Chloe also adds that mentors can provide learning from experiences working with different organizations, noting that it is particularly useful to hear about the challenges and obstacles to overcome in the implementation of business continuity as well as the success stories and real life implementation of plans in both category one and two organizations. 

What advice would you share with others?

“Mentoring is an invaluable tool to progress your career by learning from others’ experiences and allowing the opportunity to work through challenges, which enables confidence to grow. Mentoring allows you to discuss real time challenges and receive guidance and support to overcome those challenges, resulting in increased confidence and reassurance. It is also bespoke to your personal needs whereas training courses are more structured and often don’t allow the time to work through current/upcoming challenges within your organization. 

Sign up for a mentor and make the best use of people’s experiences and knowledge to help support you on your business continuity journey.”

Final comments from the mentor

“I first met Chloe shortly after she was employed by the Fire and Rescue Service. I was a speaker at the Emergency Services Show and Chloe was in the audience. Following the presentation, Chloe approached me and we exchanged details. Not too long afterwards our mentoring relationship commenced.

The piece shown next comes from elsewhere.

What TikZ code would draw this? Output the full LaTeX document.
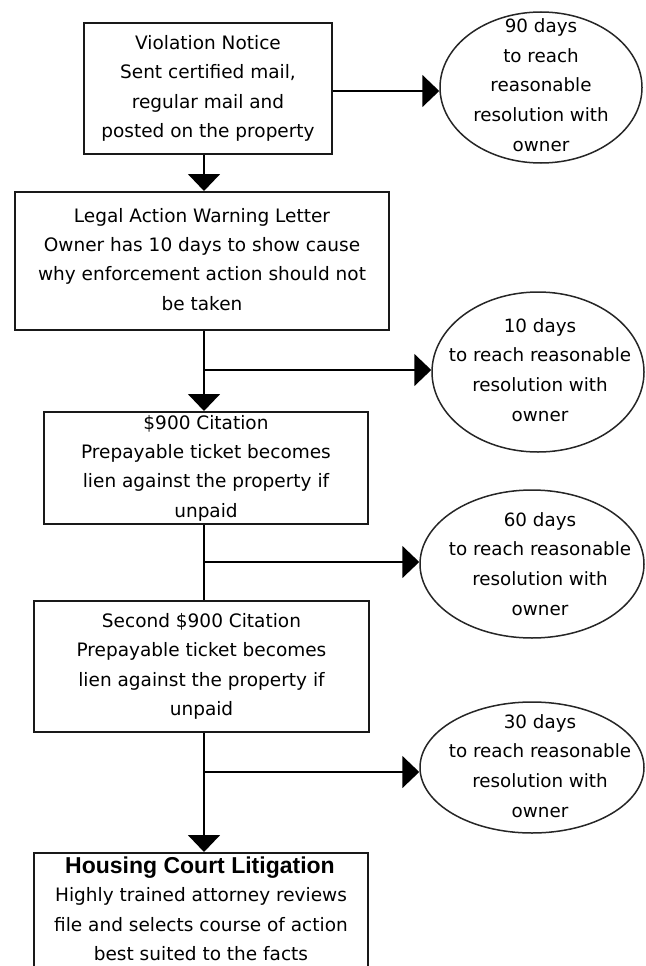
\documentclass[tikz,border=0pt]{standalone}
\usepackage{fontspec}
\setmainfont{DejaVu Sans}
\newfontfamily\titlefont{Liberation Sans}
\usetikzlibrary{arrows.meta,shapes.geometric}
\begin{document}
\begin{tikzpicture}[x=1pt,y=-1pt,
  box/.style={draw=black!90,line width=2pt,rectangle,inner sep=0pt,align=center,
    font=\fontsize{18.5}{29.3}\selectfont},
  oval/.style={draw=black!85,line width=1.5pt,ellipse,inner sep=0pt},
  otext/.style={align=center,inner sep=0pt,font=\fontsize{18.3}{29.8}\selectfont},
  btext/.style={align=center,inner sep=0pt,font=\fontsize{18.5}{29.5}\selectfont},
  ttext/.style={inner sep=0pt,font=\titlefont\bfseries\fontsize{23}{26}\selectfont},
  link/.style={line width=2pt},
  arr/.style={link,-{Triangle[length=17pt,width=32pt]}}]
\useasboundingbox (0,0) rectangle (645,966);
\clip (0,0) rectangle (645,966);
\coordinate (spine) at (204,0);

% boxes
\node[box,minimum width=248pt,minimum height=131pt] (b1) at (208,88.5)
  {Violation Notice\\Sent certified mail,\\regular mail and\\posted on the property};
\node[box,minimum width=374pt,minimum height=138pt] (b2) at (202,261)
  {Legal Action Warning Letter\\Owner has 10 days to show cause\\why enforcement action should not\\be taken\vphantom{p}};
\node[box,minimum width=324pt,minimum height=112pt] (b3) at (206,468)
  {\$900 Citation\\Prepayable ticket becomes\\lien against the property if\\unpaid};
\node[box,minimum width=335pt,minimum height=131pt] (b4) at (201.5,666.5)
  {Second \$900 Citation\\Prepayable ticket becomes\\lien against the property if\\unpaid};
\node[box,minimum width=334pt,minimum height=160pt,anchor=north] (b5) at (201,852) {};
\node[ttext,anchor=base] (b5t) at (200,873) {Housing Court Litigation};
\node[btext] (b5b) at (201,924.5)
  {Highly trained attorney reviews\\file and selects course of action\\best suited to the facts};

% ellipses
\node[oval,minimum width=202pt,minimum height=151pt] (e1) at (541,87.5) {};
\node[otext] (e1t) at (541,85) {90 days\\to reach\\reasonable\\resolution with\\owner};
\node[oval,minimum width=212pt,minimum height=160pt] (e2) at (538,372) {};
\node[otext] (e2t) at (540,370) {10 days\\to reach reasonable\\resolution with\\owner};
\node[oval,minimum width=224pt,minimum height=148pt] (e3) at (532,564) {};
\node[otext] (e3t) at (540,564) {60 days\\to reach reasonable\\resolution with\\owner};
\node[oval,minimum width=224pt,minimum height=131pt] (e4) at (532,767.5) {};
\node[otext] (e4t) at (540,766) {30 days\\to reach reasonable\\resolution with\\owner};

% branch points
\coordinate (br0) at (332,91);
\coordinate (br1) at (204,370);
\coordinate (br2) at (204,562);
\coordinate (br3) at (204,772);

% connectors
\draw[arr] (br0 -| b1.east) -- (br0 -| e1.west);
\draw[arr] (b1.south -| spine) -- (b2.north -| spine);
\draw[arr] (b2.south -| spine) -- (b3.north -| spine);
\draw[arr] (br1) -- (br1 -| e2.west);
\draw[link] (b3.south -| spine) -- (b4.north -| spine);
\draw[arr] (br2) -- (br2 -| e3.west);
\draw[arr] (b4.south -| spine) -- (b5.north -| spine);
\draw[arr] (br3) -- (br3 -| e4.west);
\end{tikzpicture}
\end{document}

Chloe was new to business continuity and had lots of questions regarding processes, as well as her own personal development. It was obvious from our first meetings that Chloe was going to progress well in her role but more importantly in her business continuity career.

Chloe’s hard work led to her being awarded the BCI Europe Continuity and Resilience Newcomer  Award in 2021, as well as achieving the CBCI and then upgrading her membership to MBCI. Chloe was also promoted within her role before progressing her career and becoming the Business Continuity Manager at East Midlands Airport.

The mentoring relationship has certainly reaped significant benefits for Chloe,” concludes Russ Paramore.